Instructions to follow – Gather up every line that includes the string "chart".

Entries supplied –
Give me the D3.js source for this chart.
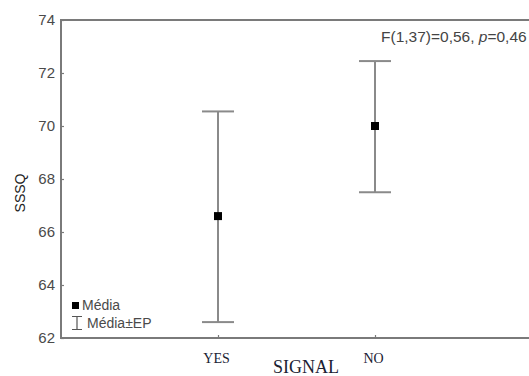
...
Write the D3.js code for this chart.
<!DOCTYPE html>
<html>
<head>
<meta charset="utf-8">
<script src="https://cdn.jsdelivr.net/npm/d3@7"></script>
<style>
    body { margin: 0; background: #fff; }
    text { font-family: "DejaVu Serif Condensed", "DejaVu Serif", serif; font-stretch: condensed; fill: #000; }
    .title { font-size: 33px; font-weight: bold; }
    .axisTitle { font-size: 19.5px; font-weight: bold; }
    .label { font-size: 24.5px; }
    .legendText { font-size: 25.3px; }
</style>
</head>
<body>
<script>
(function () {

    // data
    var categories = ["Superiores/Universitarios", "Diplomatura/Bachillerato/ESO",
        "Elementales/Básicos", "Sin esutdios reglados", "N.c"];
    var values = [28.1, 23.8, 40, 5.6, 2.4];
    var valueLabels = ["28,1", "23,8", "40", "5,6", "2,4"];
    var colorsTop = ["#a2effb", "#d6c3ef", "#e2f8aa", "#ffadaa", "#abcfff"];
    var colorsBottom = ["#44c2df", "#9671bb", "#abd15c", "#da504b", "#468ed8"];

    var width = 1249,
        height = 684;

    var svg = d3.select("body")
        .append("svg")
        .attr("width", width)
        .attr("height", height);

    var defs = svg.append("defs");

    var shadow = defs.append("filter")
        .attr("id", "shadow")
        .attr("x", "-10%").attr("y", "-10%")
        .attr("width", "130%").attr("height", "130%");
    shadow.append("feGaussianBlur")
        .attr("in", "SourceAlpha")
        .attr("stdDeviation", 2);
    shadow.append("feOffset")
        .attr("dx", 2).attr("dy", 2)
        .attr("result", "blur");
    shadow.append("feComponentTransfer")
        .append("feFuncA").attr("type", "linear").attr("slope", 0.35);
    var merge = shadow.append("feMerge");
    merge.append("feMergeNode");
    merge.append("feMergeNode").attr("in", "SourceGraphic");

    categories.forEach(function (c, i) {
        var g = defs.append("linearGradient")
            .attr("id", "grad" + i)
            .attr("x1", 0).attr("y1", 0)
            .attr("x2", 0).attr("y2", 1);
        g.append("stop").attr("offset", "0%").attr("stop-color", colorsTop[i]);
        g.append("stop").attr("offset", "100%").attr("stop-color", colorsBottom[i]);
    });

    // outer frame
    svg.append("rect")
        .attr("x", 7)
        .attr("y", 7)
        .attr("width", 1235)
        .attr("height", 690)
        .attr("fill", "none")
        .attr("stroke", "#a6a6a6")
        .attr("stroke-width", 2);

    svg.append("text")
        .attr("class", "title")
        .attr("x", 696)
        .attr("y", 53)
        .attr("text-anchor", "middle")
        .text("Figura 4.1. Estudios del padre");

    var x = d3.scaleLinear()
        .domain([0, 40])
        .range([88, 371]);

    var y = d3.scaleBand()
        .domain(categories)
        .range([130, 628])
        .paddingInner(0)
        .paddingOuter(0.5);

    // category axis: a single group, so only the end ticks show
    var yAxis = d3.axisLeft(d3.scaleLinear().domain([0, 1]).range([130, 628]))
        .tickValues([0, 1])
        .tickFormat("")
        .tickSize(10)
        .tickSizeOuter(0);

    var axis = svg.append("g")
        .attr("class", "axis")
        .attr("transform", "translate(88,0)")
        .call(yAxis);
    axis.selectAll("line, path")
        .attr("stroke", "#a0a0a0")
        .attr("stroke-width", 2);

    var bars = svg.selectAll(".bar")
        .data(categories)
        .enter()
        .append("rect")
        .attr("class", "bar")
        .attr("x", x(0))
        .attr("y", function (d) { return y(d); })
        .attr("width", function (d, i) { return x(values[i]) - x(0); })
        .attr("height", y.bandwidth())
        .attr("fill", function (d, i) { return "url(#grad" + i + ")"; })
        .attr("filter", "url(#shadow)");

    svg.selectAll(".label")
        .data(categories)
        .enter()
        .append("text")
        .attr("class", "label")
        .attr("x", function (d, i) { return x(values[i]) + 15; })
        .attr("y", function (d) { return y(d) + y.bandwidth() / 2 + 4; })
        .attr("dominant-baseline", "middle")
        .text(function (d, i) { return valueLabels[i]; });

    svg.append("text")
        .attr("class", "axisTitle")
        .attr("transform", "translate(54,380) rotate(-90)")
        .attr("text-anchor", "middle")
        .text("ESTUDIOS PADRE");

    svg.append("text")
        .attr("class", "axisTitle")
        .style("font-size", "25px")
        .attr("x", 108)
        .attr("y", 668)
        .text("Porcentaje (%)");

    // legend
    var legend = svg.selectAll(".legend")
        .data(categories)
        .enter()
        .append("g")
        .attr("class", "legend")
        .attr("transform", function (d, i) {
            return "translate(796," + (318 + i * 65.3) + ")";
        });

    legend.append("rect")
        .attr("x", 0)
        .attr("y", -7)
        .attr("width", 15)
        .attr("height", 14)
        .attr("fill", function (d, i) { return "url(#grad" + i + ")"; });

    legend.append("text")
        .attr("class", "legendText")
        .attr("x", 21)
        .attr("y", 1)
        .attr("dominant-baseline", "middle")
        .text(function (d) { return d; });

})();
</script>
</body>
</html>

Expected answer –
Give me the D3.js source for this chart.
Write the D3.js code for this chart.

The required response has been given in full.